Aha, so those little spikes are Discourse trying to make a backup! That sheds some light on things.

So here is my trailing 7-day chart again.

Maybe what we’re seeing is:

  1. Several times over this past week, Discourse attempted to make a backup. This process temporary eats a lot of disk space, and each time it tried, it ran out of space so none of those backups actually worked.

  2. Then when it tried yet again to make a backup last night, it got father along, but unfortunately crashed the site.

This makes some sense since the last successful backup was July 9. So then it waited 2 days (per my settings) and tried again July 11. That failed so it waited 24 hours and tried again the 12th, 13th, and the fatal retry on the 14th.

If that’s what happened, I’d love to see:

  1. Better notification from Discourse when a backup fails

  2. Perhaps Discourse should automatically “fail” a backup (creating a notification) if, when it starts, there is less than x% (10%?) free disk space.
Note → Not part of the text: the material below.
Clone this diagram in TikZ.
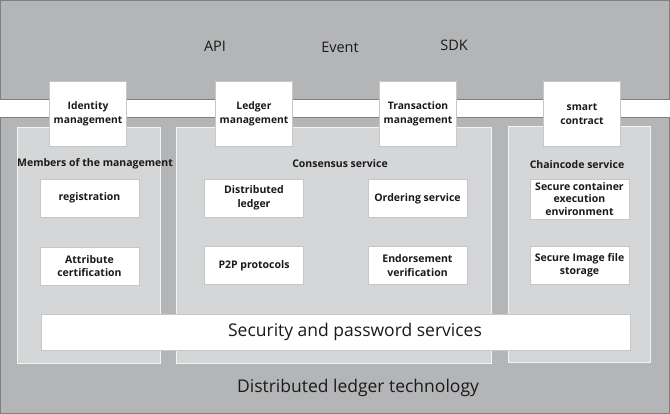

So it doesn’t even start if disk space is already tight.

BTW if this really is what happened, then looking at the first failed backup, on July 11, shows there was ~40% free disk space (which would have been ~32GB!!!) but that wasn’t enough for the backup to complete successfully. Is that right?! Why would Discourse need what seems like an inordinate amount of scratch/working space when producing a backup?

2 Likes

It didn’t necessarily get further along last night; you just “lost a race” — what happens when you run out of space depends on what component first is affected by the problem.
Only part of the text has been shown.